» **Stated exercise**
Up to and including the line with "2.514, 2.465, 2.316];", write out the listing from its first line, minus the pictures.

» **Dataset section**
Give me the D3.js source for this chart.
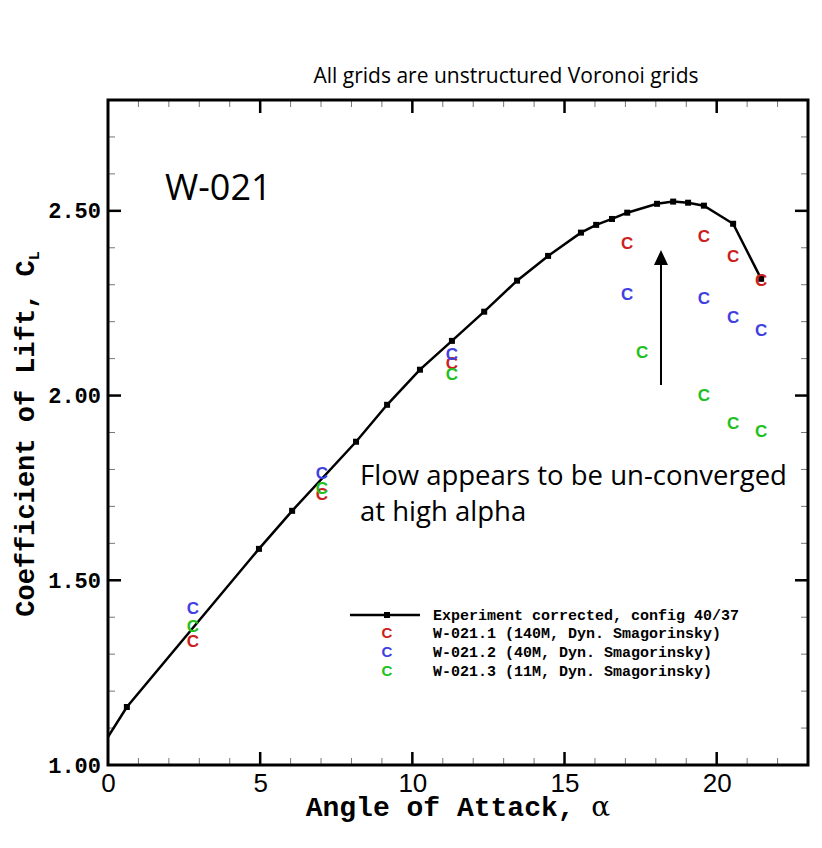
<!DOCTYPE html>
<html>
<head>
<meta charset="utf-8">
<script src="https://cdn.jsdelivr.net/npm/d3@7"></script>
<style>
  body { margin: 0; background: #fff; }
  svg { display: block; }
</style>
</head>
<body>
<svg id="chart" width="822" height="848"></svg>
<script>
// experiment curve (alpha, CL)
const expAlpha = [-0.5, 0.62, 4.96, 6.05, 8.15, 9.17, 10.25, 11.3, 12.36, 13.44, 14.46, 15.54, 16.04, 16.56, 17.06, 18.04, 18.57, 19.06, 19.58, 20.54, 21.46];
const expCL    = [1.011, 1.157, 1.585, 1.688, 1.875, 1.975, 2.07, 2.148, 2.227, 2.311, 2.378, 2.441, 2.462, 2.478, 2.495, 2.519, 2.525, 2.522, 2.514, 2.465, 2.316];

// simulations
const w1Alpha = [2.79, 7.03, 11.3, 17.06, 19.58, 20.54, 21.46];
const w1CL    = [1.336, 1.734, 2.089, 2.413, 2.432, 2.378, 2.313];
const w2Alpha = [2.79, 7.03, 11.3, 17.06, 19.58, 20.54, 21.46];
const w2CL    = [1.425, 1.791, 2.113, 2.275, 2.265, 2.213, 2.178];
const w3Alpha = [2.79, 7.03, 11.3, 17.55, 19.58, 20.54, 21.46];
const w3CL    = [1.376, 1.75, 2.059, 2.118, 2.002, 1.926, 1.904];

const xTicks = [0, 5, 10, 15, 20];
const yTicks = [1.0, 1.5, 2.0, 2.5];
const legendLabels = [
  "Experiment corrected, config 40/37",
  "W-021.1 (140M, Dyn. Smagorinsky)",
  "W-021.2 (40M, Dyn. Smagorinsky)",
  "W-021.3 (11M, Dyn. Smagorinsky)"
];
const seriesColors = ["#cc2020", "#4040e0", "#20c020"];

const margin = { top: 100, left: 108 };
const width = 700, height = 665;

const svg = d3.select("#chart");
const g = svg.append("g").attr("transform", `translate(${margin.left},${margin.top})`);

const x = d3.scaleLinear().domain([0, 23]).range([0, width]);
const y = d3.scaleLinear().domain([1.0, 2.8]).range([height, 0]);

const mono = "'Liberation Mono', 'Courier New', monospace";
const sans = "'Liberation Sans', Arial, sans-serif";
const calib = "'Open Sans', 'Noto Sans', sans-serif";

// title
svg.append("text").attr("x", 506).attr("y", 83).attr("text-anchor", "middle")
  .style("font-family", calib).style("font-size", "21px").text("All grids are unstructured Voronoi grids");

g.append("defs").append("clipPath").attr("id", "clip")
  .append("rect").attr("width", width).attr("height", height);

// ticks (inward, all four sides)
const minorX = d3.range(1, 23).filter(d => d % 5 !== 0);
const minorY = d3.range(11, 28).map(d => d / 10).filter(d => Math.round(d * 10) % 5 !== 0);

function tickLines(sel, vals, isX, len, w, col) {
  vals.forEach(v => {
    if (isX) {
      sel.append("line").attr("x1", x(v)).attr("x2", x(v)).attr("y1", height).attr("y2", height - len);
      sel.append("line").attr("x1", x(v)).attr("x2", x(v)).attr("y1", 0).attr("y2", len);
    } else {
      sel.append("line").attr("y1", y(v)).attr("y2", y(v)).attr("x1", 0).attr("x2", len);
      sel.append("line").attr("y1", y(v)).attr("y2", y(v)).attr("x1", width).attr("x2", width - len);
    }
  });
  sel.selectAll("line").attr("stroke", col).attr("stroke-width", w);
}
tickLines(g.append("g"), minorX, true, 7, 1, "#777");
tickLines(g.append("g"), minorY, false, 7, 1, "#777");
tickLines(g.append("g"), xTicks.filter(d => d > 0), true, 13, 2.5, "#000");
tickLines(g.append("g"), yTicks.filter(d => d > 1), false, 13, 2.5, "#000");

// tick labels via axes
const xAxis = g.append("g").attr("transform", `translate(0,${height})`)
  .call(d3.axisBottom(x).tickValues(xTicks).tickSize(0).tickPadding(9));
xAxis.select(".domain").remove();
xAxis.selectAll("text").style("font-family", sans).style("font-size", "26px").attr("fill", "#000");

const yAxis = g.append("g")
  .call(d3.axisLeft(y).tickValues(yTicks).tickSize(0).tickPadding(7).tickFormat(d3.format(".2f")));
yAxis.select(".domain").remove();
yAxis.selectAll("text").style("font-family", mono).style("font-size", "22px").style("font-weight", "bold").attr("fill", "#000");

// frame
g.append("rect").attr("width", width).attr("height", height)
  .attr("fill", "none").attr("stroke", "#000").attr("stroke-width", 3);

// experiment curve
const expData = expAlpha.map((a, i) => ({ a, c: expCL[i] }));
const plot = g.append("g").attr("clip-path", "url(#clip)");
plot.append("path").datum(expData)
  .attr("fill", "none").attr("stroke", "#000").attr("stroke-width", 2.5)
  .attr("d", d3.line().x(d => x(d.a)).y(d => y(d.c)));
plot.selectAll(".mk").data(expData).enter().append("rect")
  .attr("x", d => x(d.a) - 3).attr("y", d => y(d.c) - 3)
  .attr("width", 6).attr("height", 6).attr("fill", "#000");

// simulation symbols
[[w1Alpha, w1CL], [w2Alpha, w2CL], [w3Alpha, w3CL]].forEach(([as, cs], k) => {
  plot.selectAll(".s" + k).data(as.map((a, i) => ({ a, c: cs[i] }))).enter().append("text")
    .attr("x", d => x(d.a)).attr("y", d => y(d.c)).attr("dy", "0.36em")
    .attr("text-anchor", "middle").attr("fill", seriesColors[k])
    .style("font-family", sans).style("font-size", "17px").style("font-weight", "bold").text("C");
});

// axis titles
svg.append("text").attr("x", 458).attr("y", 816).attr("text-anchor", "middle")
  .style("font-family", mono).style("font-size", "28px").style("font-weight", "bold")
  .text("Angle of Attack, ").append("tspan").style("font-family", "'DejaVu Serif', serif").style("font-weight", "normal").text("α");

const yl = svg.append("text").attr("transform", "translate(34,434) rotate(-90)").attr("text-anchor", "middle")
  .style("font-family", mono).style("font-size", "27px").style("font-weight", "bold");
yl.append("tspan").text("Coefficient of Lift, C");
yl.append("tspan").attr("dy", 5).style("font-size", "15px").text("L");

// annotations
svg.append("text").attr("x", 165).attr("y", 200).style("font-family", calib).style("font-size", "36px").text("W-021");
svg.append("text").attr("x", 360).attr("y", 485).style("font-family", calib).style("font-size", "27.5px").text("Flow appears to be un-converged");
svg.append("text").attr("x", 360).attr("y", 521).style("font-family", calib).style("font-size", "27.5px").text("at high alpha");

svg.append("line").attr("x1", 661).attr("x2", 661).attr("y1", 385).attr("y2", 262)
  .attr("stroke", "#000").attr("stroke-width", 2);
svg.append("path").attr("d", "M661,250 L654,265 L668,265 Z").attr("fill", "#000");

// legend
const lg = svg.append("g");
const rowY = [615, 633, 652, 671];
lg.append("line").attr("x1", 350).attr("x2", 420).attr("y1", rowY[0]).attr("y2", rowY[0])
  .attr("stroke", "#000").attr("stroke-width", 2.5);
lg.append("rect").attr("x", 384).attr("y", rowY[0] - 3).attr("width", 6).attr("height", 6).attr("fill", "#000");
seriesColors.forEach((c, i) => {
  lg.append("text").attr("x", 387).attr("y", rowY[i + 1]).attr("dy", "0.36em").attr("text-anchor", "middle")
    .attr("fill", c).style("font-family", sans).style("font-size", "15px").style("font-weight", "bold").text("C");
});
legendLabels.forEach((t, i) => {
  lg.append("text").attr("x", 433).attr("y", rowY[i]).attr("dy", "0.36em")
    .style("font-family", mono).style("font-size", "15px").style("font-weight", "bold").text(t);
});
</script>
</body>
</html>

» **Result of the task**
Give me the D3.js source for this chart.
<!DOCTYPE html>
<html>
<head>
<meta charset="utf-8">
<script src="https://cdn.jsdelivr.net/npm/d3@7"></script>
<style>
  body { margin: 0; background: #fff; }
  svg { display: block; }
</style>
</head>
<body>
<svg id="chart" width="822" height="848"></svg>
<script>
// experiment curve (alpha, CL)
const expAlpha = [-0.5, 0.62, 4.96, 6.05, 8.15, 9.17, 10.25, 11.3, 12.36, 13.44, 14.46, 15.54, 16.04, 16.56, 17.06, 18.04, 18.57, 19.06, 19.58, 20.54, 21.46];
const expCL    = [1.011, 1.157, 1.585, 1.688, 1.875, 1.975, 2.07, 2.148, 2.227, 2.311, 2.378, 2.441, 2.462, 2.478, 2.495, 2.519, 2.525, 2.522, 2.514, 2.465, 2.316];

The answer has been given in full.